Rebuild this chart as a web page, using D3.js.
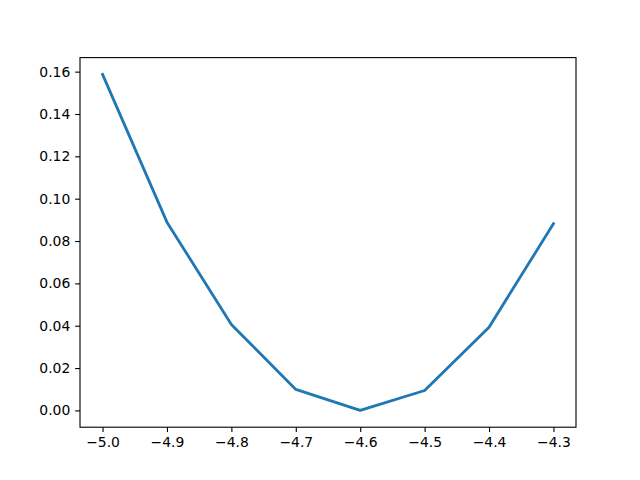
<!DOCTYPE html>
<html><head><meta charset="utf-8">
<script src="https://cdn.jsdelivr.net/npm/d3@7"></script>
<style>body{margin:0;background:#fff}svg{display:block}</style>
</head><body>
<script>
const xValues = [-5.0, -4.9, -4.8, -4.7, -4.6, -4.5, -4.4, -4.3];
const yValues = [0.1587, 0.0889, 0.0406, 0.0099, 0.0, 0.0094, 0.0393, 0.0882];
const xTicks = [-5.0, -4.9, -4.8, -4.7, -4.6, -4.5, -4.4, -4.3];
const yTicks = [0.00, 0.02, 0.04, 0.06, 0.08, 0.10, 0.12, 0.14, 0.16];

const W = 640, H = 480;
const L = 80, R = 576, T = 57.6, B = 427.2;
const svg = d3.select("body").append("svg").attr("width", W).attr("height", H);
svg.append("rect").attr("width", W).attr("height", H).attr("fill", "#fff");

const xmin = d3.min(xValues), xmax = d3.max(xValues);
const ymin = d3.min(yValues), ymax = d3.max(yValues);
const xm = (xmax - xmin) * 0.05, ym = (ymax - ymin) * 0.05;
const x = d3.scaleLinear().domain([xmin - xm, xmax + xm]).range([L, R]);
const y = d3.scaleLinear().domain([ymin - ym, ymax + ym]).range([B, T]);

const pts = xValues.map((v, i) => [v, yValues[i]]);
svg.append("path").datum(pts)
  .attr("fill", "none").attr("stroke", "#1f77b4").attr("stroke-width", 2.8)
  .attr("stroke-linejoin", "round").attr("stroke-linecap", "square")
  .attr("d", d3.line().x(d => x(d[0])).y(d => y(d[1])));

const font = "DejaVu Sans, sans-serif";
const xAxis = svg.append("g").attr("transform", `translate(0,${B})`)
  .call(d3.axisBottom(x).tickValues(xTicks).tickFormat(d3.format(".1f")).tickSizeInner(4.86).tickSizeOuter(0).tickPadding(4.86));
const yAxis = svg.append("g").attr("transform", `translate(${L},0)`)
  .call(d3.axisLeft(y).tickValues(yTicks).tickFormat(d3.format(".2f")).tickSizeInner(4.86).tickSizeOuter(0).tickPadding(4.86));
[xAxis, yAxis].forEach(a => {
  a.select(".domain").remove();
  a.selectAll("line").attr("stroke", "#000").attr("stroke-width", 1.1);
  a.selectAll("text").attr("font-family", font).attr("font-size", "13.9px").attr("fill", "#000");
});
xAxis.selectAll("text").attr("dy", "0.75em");

svg.append("rect").attr("x", L).attr("y", T).attr("width", R - L).attr("height", B - T)
  .attr("fill", "none").attr("stroke", "#000").attr("stroke-width", 1.1);
</script>
</body></html>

:::::

Task requirements
Omit any images, then output the listing exactly.

Answer for the task
Rebuild this chart as a web page, using D3.js.
<!DOCTYPE html>
<html><head><meta charset="utf-8">
<script src="https://cdn.jsdelivr.net/npm/d3@7"></script>
<style>body{margin:0;background:#fff}svg{display:block}</style>
</head><body>
<script>
const xValues = [-5.0, -4.9, -4.8, -4.7, -4.6, -4.5, -4.4, -4.3];
const yValues = [0.1587, 0.0889, 0.0406, 0.0099, 0.0, 0.0094, 0.0393, 0.0882];
const xTicks = [-5.0, -4.9, -4.8, -4.7, -4.6, -4.5, -4.4, -4.3];
const yTicks = [0.00, 0.02, 0.04, 0.06, 0.08, 0.10, 0.12, 0.14, 0.16];

const W = 640, H = 480;
const L = 80, R = 576, T = 57.6, B = 427.2;
const svg = d3.select("body").append("svg").attr("width", W).attr("height", H);
svg.append("rect").attr("width", W).attr("height", H).attr("fill", "#fff");

const xmin = d3.min(xValues), xmax = d3.max(xValues);
const ymin = d3.min(yValues), ymax = d3.max(yValues);
const xm = (xmax - xmin) * 0.05, ym = (ymax - ymin) * 0.05;
const x = d3.scaleLinear().domain([xmin - xm, xmax + xm]).range([L, R]);
const y = d3.scaleLinear().domain([ymin - ym, ymax + ym]).range([B, T]);

const pts = xValues.map((v, i) => [v, yValues[i]]);
svg.append("path").datum(pts)
  .attr("fill", "none").attr("stroke", "#1f77b4").attr("stroke-width", 2.8)
  .attr("stroke-linejoin", "round").attr("stroke-linecap", "square")
  .attr("d", d3.line().x(d => x(d[0])).y(d => y(d[1])));

const font = "DejaVu Sans, sans-serif";
const xAxis = svg.append("g").attr("transform", `translate(0,${B})`)
  .call(d3.axisBottom(x).tickValues(xTicks).tickFormat(d3.format(".1f")).tickSizeInner(4.86).tickSizeOuter(0).tickPadding(4.86));
const yAxis = svg.append("g").attr("transform", `translate(${L},0)`)
  .call(d3.axisLeft(y).tickValues(yTicks).tickFormat(d3.format(".2f")).tickSizeInner(4.86).tickSizeOuter(0).tickPadding(4.86));
[xAxis, yAxis].forEach(a => {
  a.select(".domain").remove();
  a.selectAll("line").attr("stroke", "#000").attr("stroke-width", 1.1);
  a.selectAll("text").attr("font-family", font).attr("font-size", "13.9px").attr("fill", "#000");
});
xAxis.selectAll("text").attr("dy", "0.75em");

svg.append("rect").attr("x", L).attr("y", T).attr("width", R - L).attr("height", B - T)
  .attr("fill", "none").attr("stroke", "#000").attr("stroke-width", 1.1);
</script>
</body></html>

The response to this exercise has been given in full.